Il y a certainement un nivellement vers le bas, fut-il concernant des règlements de compte, d’attaques personnelles, ou de la politique de « zette la boue ». On le voit d’ailleurs dans la majorité des discours des parlementaires du gouvernement. Ce qui n’honore pas le Parlement. L’immunité parlementaire est un bouclier qui nous protège contre des actions en cour. C’est un privilège qu’on nous accorde pour qu’on puisse faire notre travail sans faveur ni frayeur. Mais on ne peut pas en abuser pour maltraiter, dénigrer ou tenir des propos diffamatoires contre ses opposants. Mais il incombe aux parlementaires de ne pas en abuser. Il revient également à la présidence de l’Assemblée nationale de veiller à ce qu’il n’y ait pas d’abus.

Selon les « standing orders », on ne peut pas critiquer cette dernière, sauf s’il y a une motion de blâme contre la Speaker. C’est malheureux que la motion de blâme qui avait été logée contre elle, et pour laquelle je m’étais déjà préparé, n’ait pas eu de suite. Ç’aurait été une bonne occasion pour qu’on puisse dénoncer les abus. J’espère que Shakeel Mohamed reviendra avec sa motion.

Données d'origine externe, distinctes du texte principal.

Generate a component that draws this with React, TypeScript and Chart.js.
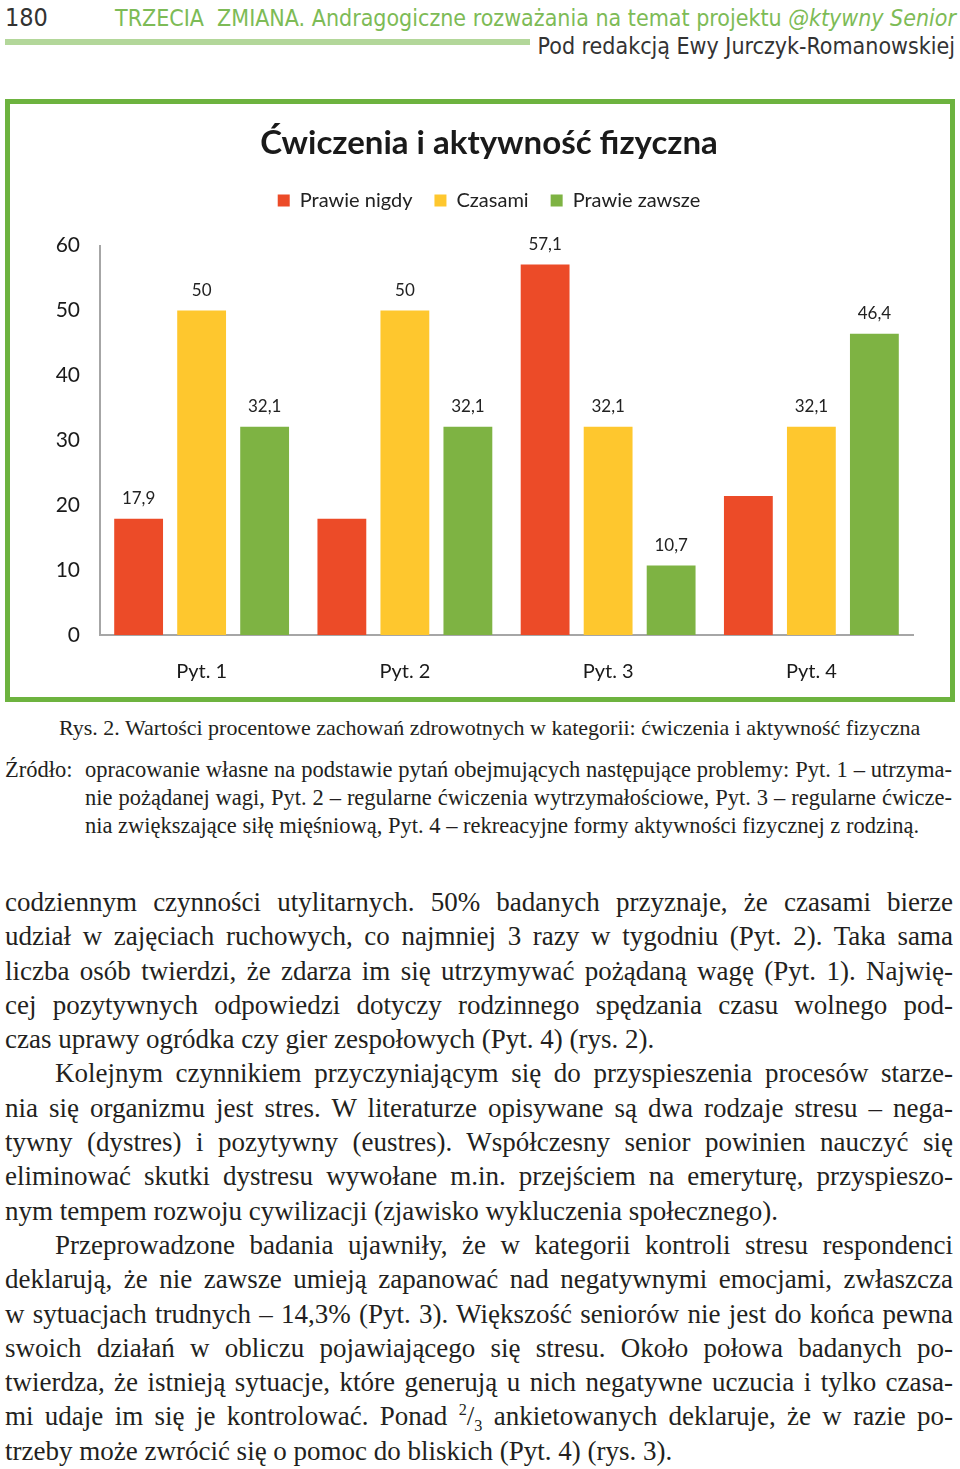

Q : Pourquoi le PMSD ne prend-il pas les devants pour déposer une motion de blâme contre la Speaker ?

Une motion de blâme doit être motivée par une raison valable. Shakeel Mohamed avait cette raison valable, mais il n’en est pas allé de l’avant. On a raté une occasion en or de le faire. Toutefois, on n’écarte pas la possibilité de le faire au cas où le besoin se fait sentir. J’espère néanmoins qu’on n’ait pas à le faire !

Q : Il paraît que le PMSD a déjà finalisé une alliance avec le PTr avec, à la clé, douze tickets comparés aux 20 qu’il recherchait. Doit-on y prêter foi ?

Qui vous l’a dit ? Navin Ramgoolam ? Xavier Duval ? Il y a beaucoup de rumeurs. Je le redis, le PMSD n’est pas dans une optique de négocier une quelconque alliance. La séance parlementaire durera possiblement jusqu’à août. On se concentre sur nos PNQs, nos PQs et nos débats pendant le peu de temps qu’il reste avant que l’Assemblée nationale ne soit dissoute en décembre. Négocier une alliance ne figure pas parmi nos priorités pour l’instant. En temps et lieu, on le fera certainement puisque, depuis l’indépendance, aucun parti politique n’a pu se présenter seul pour les élections. On ne dit rien de nouveau, mais plutôt avec moins d’hypocrisie. Il doit obligatoirement y avoir une alliance. Si quelqu’un vous dit le contraire, c’est qu’il embête la galerie.